By denoting \(e^{a} = z\) (\(a = {\text{ln}}z\)), the Eq. (38) becomes

$$ \left( {2 - n} \right)z^{2} + \left( {1 - n} \right)e^{\tau } z - n = 0, $$

(43)

yielding the roots

$$ z_{1,2} = \frac{{\left( {n - 1} \right)e^{\tau } \pm \sqrt {(n - 1)^{2} e^{2\tau } + 4n\left( {2 - n} \right)} }}{{2\left( {2 - n} \right)}}. $$

(44)

Note that \(\left( {n - 1} \right)e^{2\tau } + 4n\left( {2 - n} \right) > 0\) for \(n \in \left( {0,2} \right)\), and the roots (44) are real, one of which is negative (with “−”) and the other positive (with “+”). Since \(a = {\text{ln}}z\), only a positive root with “\(+\)” provides the root of the Eq. (38) w.r.t. a.

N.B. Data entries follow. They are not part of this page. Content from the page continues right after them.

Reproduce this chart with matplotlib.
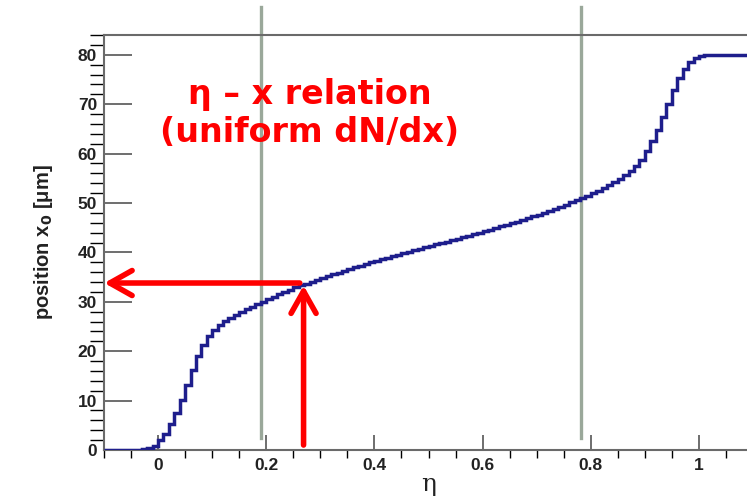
#!/usr/bin/env python
"""eta - x relation: step histogram of position x0 vs eta."""

import numpy as np
import matplotlib
matplotlib.use("Agg")
import matplotlib.pyplot as plt
from matplotlib.ticker import MultipleLocator

#-------------
# data
#-------------
eta_lo = -0.10
bin_w = 0.01
x0 = [0.0, 0.0, 0.0, 0.0, 0.0, 0.0, 0.1, 0.2, 0.4, 0.8,           # -0.10 .. -0.01
      2.0, 3.3, 5.2, 7.5, 10.2, 13.2, 16.2, 19.0, 21.3, 23.0,      # 0.00 .. 0.09
      24.3, 25.3, 26.1, 26.8, 27.4, 28.0, 28.5, 29.0, 29.5, 30.0,  # 0.10 .. 0.19
      30.5, 31.0, 31.5, 32.0, 32.4, 32.9, 33.3, 33.7, 34.1, 34.5,  # 0.20 .. 0.29
      34.9, 35.2, 35.6, 35.9, 36.3, 36.6, 37.0, 37.3, 37.6, 38.0,  # 0.30 .. 0.39
      38.3, 38.6, 38.9, 39.2, 39.5, 39.8, 40.1, 40.4, 40.7, 41.0,  # 0.40 .. 0.49
      41.3, 41.6, 41.9, 42.2, 42.5, 42.8, 43.1, 43.4, 43.7, 44.0,  # 0.50 .. 0.59
      44.3, 44.6, 44.9, 45.3, 45.6, 45.9, 46.2, 46.6, 46.9, 47.3,  # 0.60 .. 0.69
      47.6, 48.0, 48.4, 48.8, 49.2, 49.6, 50.1, 50.6, 51.1, 51.5,  # 0.70 .. 0.79
      52.0, 52.5, 53.0, 53.6, 54.2, 54.9, 55.7, 56.5, 57.5, 58.8,  # 0.80 .. 0.89
      60.5, 62.5, 64.8, 67.4, 70.1, 72.8, 75.3, 77.2, 78.5, 79.3,  # 0.90 .. 0.99
      79.7, 79.9, 80.0, 80.0, 80.0, 80.0, 80.0, 80.0, 80.0, 80.0]  # 1.00 .. 1.09

vlines_eta = [0.19, 0.782]
arrow_eta = 0.269
arrow_x0 = 33.8

title_lines = ["\u03b7 \u2013 x relation", "(uniform dN/dx)"]

#-------------
# figure
#-------------
plt.rcParams['font.family'] = ['Liberation Sans', 'DejaVu Sans']

fig = plt.figure(figsize=(7.47, 4.99), dpi=100)
ax = fig.add_axes([104/747, 49/499, 649/747, 415/499])

edges = eta_lo + bin_w*np.arange(len(x0) + 1)
ax.stairs(x0, edges, color='#1e1e8c', lw=2.5, zorder=3)

for v in vlines_eta:
    ax.plot([v, v], [2.4, 89.6], color='#9aa89a', lw=2.4, clip_on=False, zorder=2)

ax.set_xlim(-0.1, 1.1)
ax.set_ylim(0, 84)

ax.xaxis.set_major_locator(MultipleLocator(0.2))
ax.xaxis.set_minor_locator(MultipleLocator(0.05))
ax.yaxis.set_major_locator(MultipleLocator(10))
ax.yaxis.set_minor_locator(MultipleLocator(2))
ax.set_xticks([0, 0.2, 0.4, 0.6, 0.8, 1.0])
ax.set_xticklabels(['0', '0.2', '0.4', '0.6', '0.8', '1'])
ax.tick_params(axis='both', direction='in', colors='#555555',
               labelcolor='#222222', labelsize=12.5)
ax.tick_params(axis='y', which='major', length=20, width=1.2, pad=5)
ax.tick_params(axis='y', which='minor', length=10, width=1.0)
ax.tick_params(axis='x', which='major', length=11, width=1.2, pad=6)
ax.tick_params(axis='x', which='minor', length=6, width=1.0)
for lab in ax.get_xticklabels() + ax.get_yticklabels():
    lab.set_fontweight('bold')

for s in ax.spines.values():
    s.set_color('#6a6a6a')
    s.set_linewidth(1.5)

ax.set_ylabel('position x$_\\mathbf{0}$ [\u03bcm]', fontsize=14.5, fontweight='bold',
              color='#222222', labelpad=16)
ax.set_xlabel('\u03b7', family='DejaVu Serif', fontsize=18, color='#222222', labelpad=0)

# arrows
ax.annotate('', xy=(-0.0996, arrow_x0), xytext=(0.262, arrow_x0),
            arrowprops=dict(arrowstyle='->,head_length=0.8,head_width=0.45',
                            color='#ff0000', lw=4, mutation_scale=20,
                            shrinkA=0, shrinkB=0), annotation_clip=False, zorder=4)
ax.annotate('', xy=(arrow_eta, 33.3), xytext=(arrow_eta, 1.0),
            arrowprops=dict(arrowstyle='->,head_length=0.8,head_width=0.45',
                            color='#ff0000', lw=4, mutation_scale=20,
                            shrinkA=0, shrinkB=0), annotation_clip=False, zorder=4)

# title text
ax.text(0.28, 72.0, title_lines[0], color='#ff0000', fontsize=24, fontweight='bold',
        ha='center', va='center', family='DejaVu Sans', zorder=5)
ax.text(0.28, 64.3, title_lines[1], color='#ff0000', fontsize=24, fontweight='bold',
        ha='center', va='center', family='DejaVu Sans', zorder=5)

fig.savefig('out.png', dpi=100)
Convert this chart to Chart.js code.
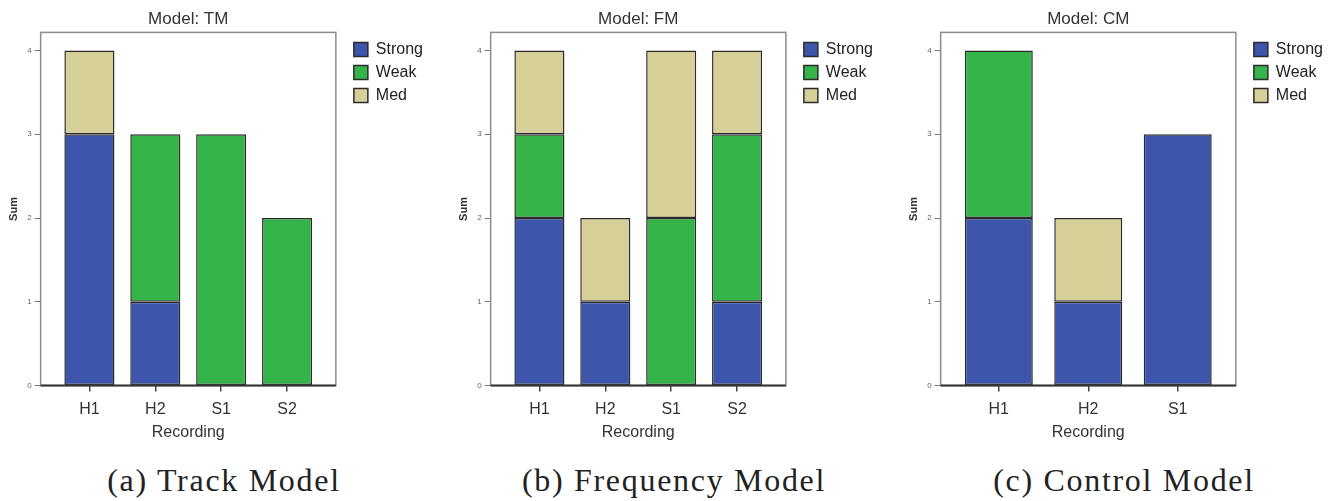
<!DOCTYPE html>
<html lang="en">
<head>
  <meta charset="UTF-8" />
  <title>Model comparison - stacked bars</title>
  <script src="https://cdn.jsdelivr.net/npm/chart.js"></script>
  <style>
    body { margin: 0; background: #fff; width: 1337px; height: 501px; overflow: hidden; position: relative; }
    .panel { position: absolute; top: 0; width: 450px; }
    .box { position: relative; width: 450px; height: 455px; }
    .caption { margin-top: 7px; width: 448px; text-align: center; font-family: "Liberation Serif", serif; font-size: 32px; letter-spacing: 1.7px; color: #222; line-height: 36px; }
  </style>
</head>
<body>
  <div class="panel" style="left:0px">
    <div class="box"><canvas id="chartTM"></canvas></div>
    <div class="caption">(a) Track Model</div>
  </div>
  <div class="panel" style="left:450px">
    <div class="box"><canvas id="chartFM"></canvas></div>
    <div class="caption">(b) Frequency Model</div>
  </div>
  <div class="panel" style="left:900px">
    <div class="box"><canvas id="chartCM"></canvas></div>
    <div class="caption">(c) Control Model</div>
  </div>

  <script>
    const levels = ['Strong', 'Weak', 'Med'];
    const colors = ['#3d55aa', '#35b44a', '#d6cf98'];

    const recTM = ['H1', 'H2', 'S1', 'S2'];
    const tmStrong = [3, 1, 0, 0];
    const tmWeak   = [0, 2, 3, 2];
    const tmMed    = [1, 0, 0, 0];

    const recFM = ['H1', 'H2', 'S1', 'S2'];
    const fmStrong = [2, 1, 0, 1];
    const fmWeak   = [1, 0, 2, 2];
    const fmMed    = [1, 1, 2, 1];

    const recCM = ['H1', 'H2', 'S1'];
    const cmStrong = [2, 1, 3];
    const cmWeak   = [2, 0, 0];
    const cmMed    = [0, 1, 0];

    const sumTicks = [0, 1, 2, 3, 4];

    // grey frame around the plot area, dark base line
    const frame = {
      id: 'frame',
      afterDatasetsDraw(chart) {
        const a = chart.chartArea, ctx = chart.ctx;
        ctx.save();
        ctx.strokeStyle = '#8c8c8c';
        ctx.lineWidth = 1.5;
        ctx.strokeRect(a.left, a.top, a.right - a.left, a.bottom - a.top);
        ctx.strokeStyle = '#333';
        ctx.lineWidth = 2;
        ctx.beginPath();
        ctx.moveTo(a.left, a.bottom);
        ctx.lineTo(a.right, a.bottom);
        ctx.stroke();
        ctx.restore();
      }
    };

    // push the legend a bit away from the frame
    const legendGap = {
      id: 'legendGap',
      afterLayout(chart) {
        chart.legend.left += 11;
        chart.legend.right += 11;
        chart.legend.top += 2;
        chart.legend.bottom += 2;
      }
    };

    function makeChart(id, model, labels, series, edge) {
      const datasets = series.map((vals, k) => ({
        label: levels[k],
        data: vals.map((v, i) => ({ x: i, y: v || null })),
        backgroundColor: colors[k],
        borderColor: '#2b2b2b',
        borderWidth: 1.5,
        borderSkipped: false,
        categoryPercentage: 1,
        barPercentage: 0.76
      }));

      new Chart(document.getElementById(id), {
        type: 'bar',
        data: { datasets },
        plugins: [frame, legendGap],
        options: {
          responsive: true,
          maintainAspectRatio: false,
          animation: false,
          layout: { padding: { left: 3, right: 28, top: 0, bottom: 2 } },
          plugins: {
            tooltip: { enabled: false },
            title: {
              display: true, text: 'Model: ' + model, fullSize: false,
              color: '#333', font: { family: 'Liberation Sans', size: 17, weight: 'normal' },
              padding: { top: 9, bottom: 3 }
            },
            legend: {
              position: 'right', align: 'start', fullSize: false,
              labels: {
                boxWidth: 14, boxHeight: 14, padding: 7,
                color: '#222', font: { family: 'Liberation Sans', size: 16 }
              }
            }
          },
          scales: {
            x: {
              type: 'linear', stacked: true, offset: false,
              min: -edge, max: labels.length - 1 + edge,
              ticks: {
                stepSize: 1, includeBounds: false, padding: 8,
                color: '#333', font: { family: 'Liberation Sans', size: 16 },
                callback: v => labels[v] ?? ''
              },
              grid: { offset: false, drawOnChartArea: false, tickLength: 6, color: '#444', lineWidth: 1.5 },
              border: { display: false },
              title: {
                display: true, text: 'Recording', color: '#333',
                font: { family: 'Liberation Sans', size: 16 },
                padding: { top: -4, bottom: 11 }
              }
            },
            y: {
              stacked: true, min: 0, max: 4.215,
              afterBuildTicks: axis => { axis.ticks = sumTicks.map(v => ({ value: v })); },
              ticks: {
                padding: 3, color: '#666',
                font: { family: 'Liberation Sans', size: 8 }
              },
              grid: { drawOnChartArea: false, tickLength: 6, color: '#777', lineWidth: 1 },
              border: { display: false },
              title: {
                display: true, text: 'Sum', color: '#333',
                font: { family: 'Liberation Sans', size: 11, weight: 'bold' }
              }
            }
          }
        }
      });
    }

    makeChart('chartTM', 'TM', recTM, [tmStrong, tmWeak, tmMed], 0.74);
    makeChart('chartFM', 'FM', recFM, [fmStrong, fmWeak, fmMed], 0.74);
    makeChart('chartCM', 'CM', recCM, [cmStrong, cmWeak, cmMed], 0.65);
  </script>
</body>
</html>
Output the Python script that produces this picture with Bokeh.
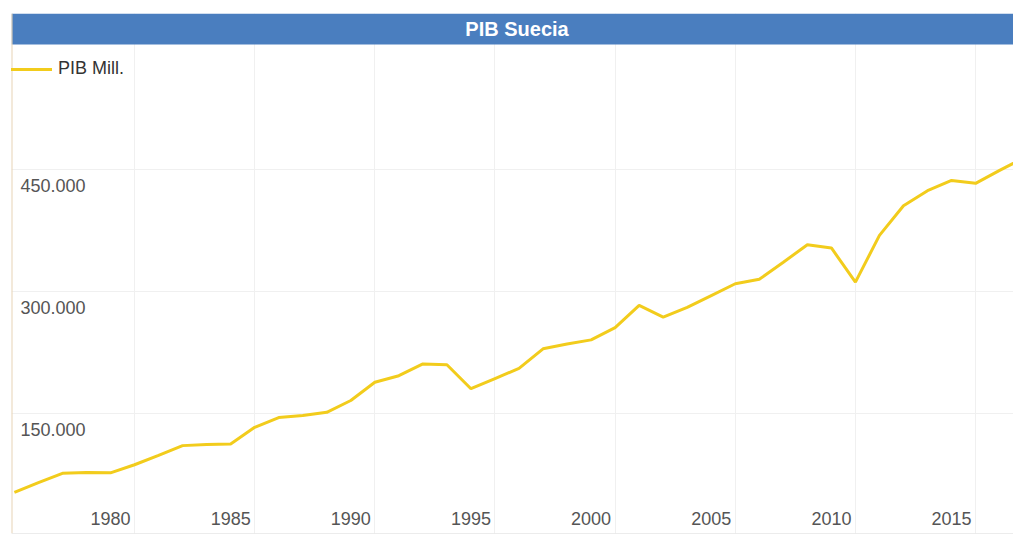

$$ a^{0} = {\text{ln}}\left[ {\frac{{\left( {n - 1} \right)e^{\tau } + \sqrt {(n - 1)^{2} e^{2\tau } + 4n\left( {2 - n} \right)} }}{{2\left( {2 - n} \right)}}} \right]. $$

(45)

For example, for \(\tau = 0.1\), \(N = 10\), \(n_{\,1} = 2\), \(n_{2} = 3\): \(a^{0} = - 0.3153\) (the first curve in Fig. 15); for \(\tau = 0.1\), \(N = 10\), \(n_{\,1} = 3\), \(n_{2} = 5\):\(a^{0} = 0.4824\) (the second curve in Fig. 15).